The solution is crypto-agility: inventory cryptography, prioritise high-risk and long-lived assets, adopt NIST-standardised post-quantum cryptography, often via hybrid approaches, and address the nightmare of edge and constrained environments such as IoT, industrial control systems, vehicles, and remote sensors. The UK’s National Cyber Security Centre has made cryptographic discovery and inventory a cornerstone of its post-quantum migration guidance.

It has vetted a select group of firms capable of helping organisations map their cryptographic assets and assess exposure. These include large systems integrators such as IBM and Capgemini, engineering consultancies like Frazer-Nash, and specialist vendors, most notably Arqit, which stands out as the only dedicated product company in the scheme.

Governments recognise the strategic stakes. The UK’s UKRI has committed over €1.1 billion (£1 billion) to quantum through 2030, and Germany has invested approximately €2 billion since 2020. The UK’s quantum startup scene reached 207 active companies late last year, with major M&A moves such as IonQ’s €855 million-plus ($1 billion-plus) acquisition of Oxford Ionics.

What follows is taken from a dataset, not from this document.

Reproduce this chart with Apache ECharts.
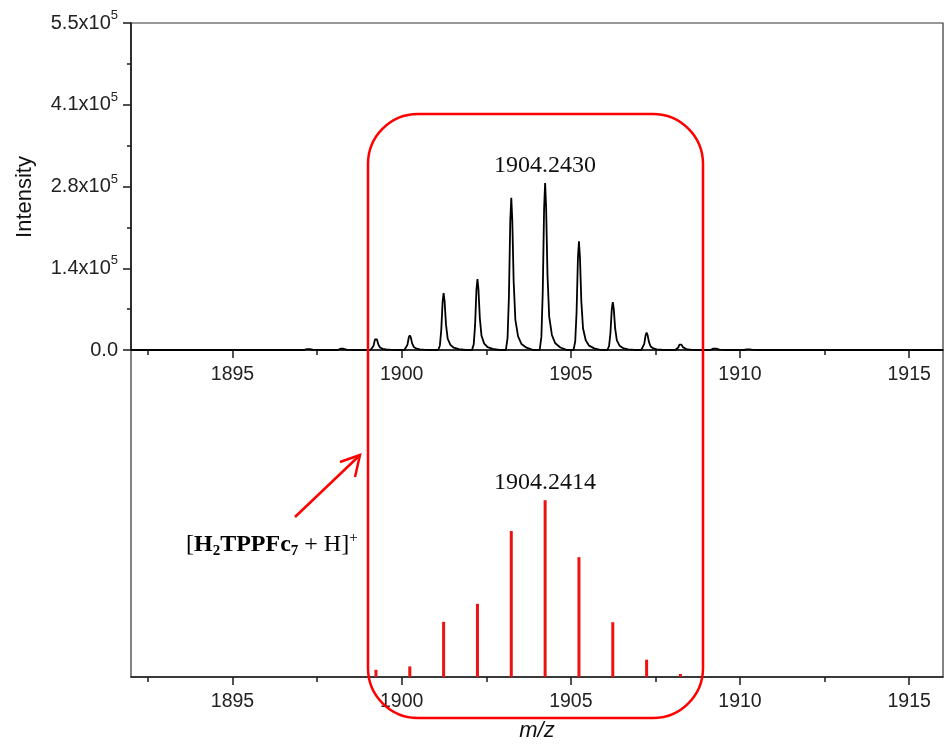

The takeaway for investors is straightforward: quantum is already investable. The winners won’t be the ones waiting for hardware perfection. They’ll be the leaders turning “quantum readiness” into measurable programmes with clear ROI and risk reduction. That work is happening now.

We’re not approaching the quantum era. We’re in it. The question is whether your organisation leads the transition or plays catch-up.